▸ Stated exercise: Sort through the data and copy the lines holding the word "this".

▸ Available records:
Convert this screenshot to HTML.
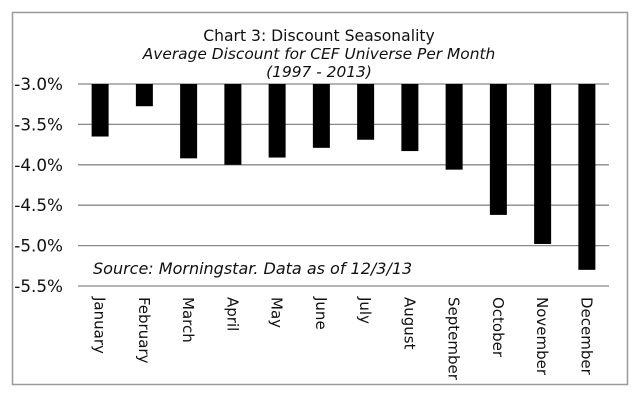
<!DOCTYPE html>
<html><head><meta charset="utf-8"><style>
html,body{margin:0;padding:0;background:#fff;width:640px;height:403px;overflow:hidden}
svg text{font-family:"DejaVu Sans","Liberation Sans",sans-serif;fill:#111}
</style></head><body>
<svg id="chart" width="640" height="403">
<rect x="12.5" y="12.5" width="615" height="372" fill="#fff" stroke="#999" stroke-width="1.5"/>
<text x="319" y="41" font-size="15.6" text-anchor="middle">Chart 3: Discount Seasonality</text>
<text x="319" y="59" font-size="15.4" font-style="italic" text-anchor="middle">Average Discount for CEF Universe Per Month</text>
<text x="319" y="77" font-size="15.4" font-style="italic" text-anchor="middle">(1997 - 2013)</text>
<g id="grid"></g><g id="bars"></g><g id="xlabels"></g>
<text x="93" y="274" font-size="16" font-style="italic">Source: Morningstar. Data as of 12/3/13</text>
</svg>
<script>
const months = ["January","February","March","April","May","June","July","August","September","October","November","December"];
const discounts = [-3.65,-3.275,-3.92,-4.0,-3.91,-3.79,-3.69,-3.83,-4.06,-4.62,-4.98,-5.30];
const yTicks = [-3.0,-3.5,-4.0,-4.5,-5.0,-5.5];
const yTickLabels = ["-3.0%","-3.5%","-4.0%","-4.5%","-5.0%","-5.5%"];
const NS="http://www.w3.org/2000/svg";
const top0=84, bot=286, yMax=-3.0, yMin=-5.5, left=78, right=609;
function y(v){return top0+(yMax-v)/(yMax-yMin)*(bot-top0);}
const step=(right-left)/months.length;
function xc(i){return left+step*(i+0.5);}
const grid=document.getElementById('grid');
yTicks.forEach((t,i)=>{
  const l=document.createElementNS(NS,'line');
  l.setAttribute('x1',left);l.setAttribute('x2',right);
  l.setAttribute('y1',y(t));l.setAttribute('y2',y(t));
  l.setAttribute('stroke','#888');l.setAttribute('stroke-width','1.3');
  
  
  grid.appendChild(l);
  const tx=document.createElementNS(NS,'text');
  tx.setAttribute('x',63);tx.setAttribute('y',y(t)+6);
  tx.setAttribute('text-anchor','end');tx.setAttribute('font-size','16.8');
  tx.textContent=yTickLabels[i];
  
  
  grid.appendChild(tx);
});
const bars=document.getElementById('bars'), xl=document.getElementById('xlabels');
months.forEach((m,i)=>{
  const r=document.createElementNS(NS,'rect');
  const y0=y(yMax), y1=y(discounts[i]);
  r.setAttribute('x',xc(i)-8.5);r.setAttribute('width',17);
  r.setAttribute('y',Math.min(y0,y1));r.setAttribute('height',Math.abs(y1-y0));
  r.setAttribute('fill','#000');
  
  
  bars.appendChild(r);
  const t=document.createElementNS(NS,'text');
  const lx=xc(i)-5.5;
  t.setAttribute('x',lx);t.setAttribute('y',297);
  t.setAttribute('font-size','15');
  t.setAttribute('transform','rotate(90 '+lx+' 297)');
  t.textContent=m;
  
  
  xl.appendChild(t);
});
</script>
</body></html>
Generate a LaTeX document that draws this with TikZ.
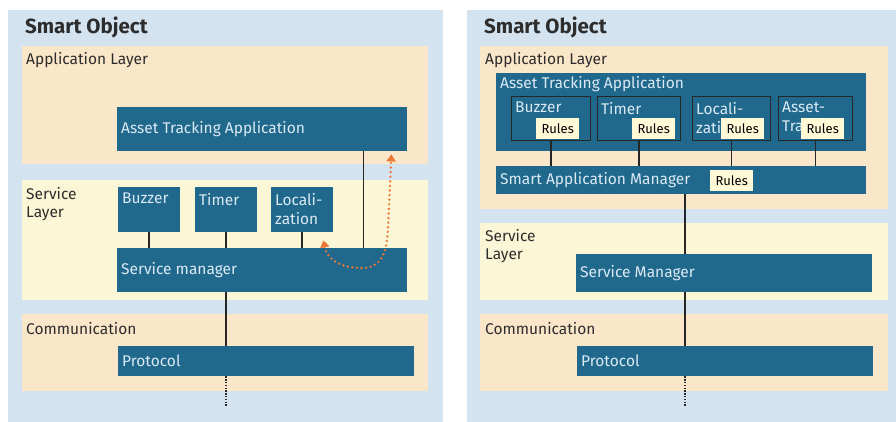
\documentclass[tikz,border=0pt]{standalone}
\usepackage{fontspec}
\setmainfont{Fira Sans}
\usepackage{xcolor}
\definecolor{soblue}{RGB}{212,227,240}
\definecolor{sopeach}{RGB}{250,230,201}
\definecolor{socream}{RGB}{251,246,214}
\definecolor{soteal}{RGB}{33,105,140}
\definecolor{sotext}{RGB}{218,233,244}
\definecolor{sorules}{RGB}{255,249,216}
\definecolor{sogray}{RGB}{45,45,45}
\definecolor{soorange}{RGB}{236,118,52}
\usepackage{tikz}
\usetikzlibrary{arrows.meta, positioning, calc}

\newcommand{\titlefont}{\fontsize{20.5}{24}\selectfont\bfseries}
\newcommand{\layerfont}{\fontsize{15.5}{18}\selectfont}
\newcommand{\boxfont}{\fontsize{15.5}{19}\selectfont}
\newcommand{\rulesfont}{\fontsize{13}{15}\selectfont}

\begin{document}
\begin{tikzpicture}[x=1pt, y=-1pt,
  tealbox/.style={fill=soteal, anchor=north west, inner sep=0pt},
  innerbox/.style={tealbox, draw=black!85, line width=1pt},
  rulesbox/.style={fill=sorules, anchor=north west, inner sep=0pt, text=black, font=\rulesfont},
  boxlbl/.style={font=\boxfont, text=sotext, align=left, inner sep=4pt},
  midlbl/.style={label={[boxlbl, anchor=west]west:#1}},
  toplbl/.style={label={[boxlbl, anchor=north west, inner ysep=6pt]north west:#1}},
  layerlbl/.style={font=\layerfont, text=sogray, anchor=west, align=left, inner sep=0pt},
  title/.style={font=\titlefont, text=sogray, anchor=west, inner sep=0pt},
  wire/.style={line width=1.5pt, black!85},
  netdots/.style={line width=1.8pt, black!85, dash pattern=on 1.4pt off 1.4pt},
  trackarrow/.style={soorange, line width=2.6pt, line cap=round, dash pattern=on 0pt off 4.6pt,
    {Triangle[width=9pt,length=7pt]}-{Triangle[width=9pt,length=7pt]}}]
\fill[white] (0,0) rectangle (896,422);
\useasboundingbox (0,0) rectangle (896,422);

% left panel
\begin{scope}
\fill[soblue] (8,10) rectangle (443,422);
\fill[sopeach] (22,46) rectangle (428,164);
\fill[socream] (22,180) rectangle (428,300);
\fill[sopeach] (22,314) rectangle (428,391);

\node[title] (ltitle) at (25,27) {Smart Object};
\node[layerlbl] (lapplayer) at (26,60) {Application Layer};
\node[layerlbl] (lsrvlayer) at (26,204) {Service\\Layer};
\node[layerlbl] (lcomlayer) at (26,329) {Communication};

\node[tealbox, minimum width=290, minimum height=44, midlbl=Asset Tracking Application] (lapp) at (117,107) {};
\foreach \nm/\xx/\txt in {lbuz/118/Buzzer, ltim/195/Timer, lloc/271/{Locali-\\zation}}
  \node[tealbox, minimum width=62, minimum height=45, toplbl=\txt] (\nm) at (\xx,187) {};
\node[tealbox, minimum width=290, minimum height=44, midlbl=Service manager] (lsm) at (117,248) {};
\node[tealbox, minimum width=296, minimum height=30, midlbl=Protocol] (lpro) at (118,346) {};

\foreach \nm in {lbuz, ltim, lloc}
  \draw[wire] (\nm.south) -- (\nm.south |- lsm.north);
\draw[wire] ([xshift=-44]lapp.south east) -- ([xshift=-44]lapp.south east |- lsm.north);
\draw[wire] (ltim.south |- lsm.south) -- (ltim.south |- lpro.north);
\draw[netdots] (ltim.south |- lpro.south) -- (ltim.south |- 0,406);

% tracking loop
\draw[trackarrow] ([shift={(-10,8)}]lloc.south east) .. controls (327,258) and (338,268) .. (362,268)
  .. controls (380,268) and (387,255) .. (388,228) -- ([shift={(-16,3)}]lapp.south east);
\end{scope}

% right panel
\begin{scope}
\fill[soblue] (467,10) rectangle (896,422);
\fill[sopeach] (480,46) rectangle (888,209);
\fill[socream] (480,223) rectangle (888,300);
\fill[sopeach] (480,314) rectangle (888,391);

\node[title] (rtitle) at (484,27) {Smart Object};
\node[layerlbl] (rapplayer) at (485,60) {Application Layer};
\node[layerlbl] (rsrvlayer) at (485,246) {Service\\Layer};
\node[layerlbl] (rcomlayer) at (485,329) {Communication};

\node[tealbox, minimum width=370, minimum height=78,
  label={[boxlbl, anchor=north west, inner ysep=3pt]north west:Asset Tracking Application}] (rapp) at (496,73) {};
\node[tealbox, minimum width=370, minimum height=28, midlbl=Smart Application Manager] (rsam) at (496,166) {};
\node[rulesbox, minimum width=43, minimum height=21] (rsamr) at (710,170) {Rules};

\foreach \nm/\xx/\w/\rx/\txt in {rbuz/511/79/536/Buzzer, rtim/597/83/632/Timer,
    rloc/692/78/721/{Locali-\\zation}, rast/778/74/801/{Asset-\\Tracking}}
{
  \node[innerbox, minimum width=\w, minimum height=44, toplbl=\txt] (\nm) at (\xx,96) {};
  \node[rulesbox, minimum width=43, minimum height=21] (\nm r) at (\rx,118) {Rules};
  \draw[wire] (\nm.south) -- (\nm.south |- rsam.north);
}

\node[tealbox, minimum width=296, minimum height=38, midlbl=Service Manager] (rsm) at (576,254) {};
\node[tealbox, minimum width=296, minimum height=30, midlbl=Protocol] (rpro) at (577,346) {};

\draw[wire] ([xshift=4]rsam.south) -- ([xshift=4]rsam.south |- rsm.north);
\draw[wire] ([xshift=4]rsam.south |- rsm.south) -- ([xshift=4]rsam.south |- rpro.north);
\draw[netdots] ([xshift=4]rsam.south |- rpro.south) -- ([xshift=4]rsam.south |- 0,406);
\end{scope}
\end{tikzpicture}
\end{document}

▸ Expected answer:
Convert this screenshot to HTML.
Generate a LaTeX document that draws this with TikZ.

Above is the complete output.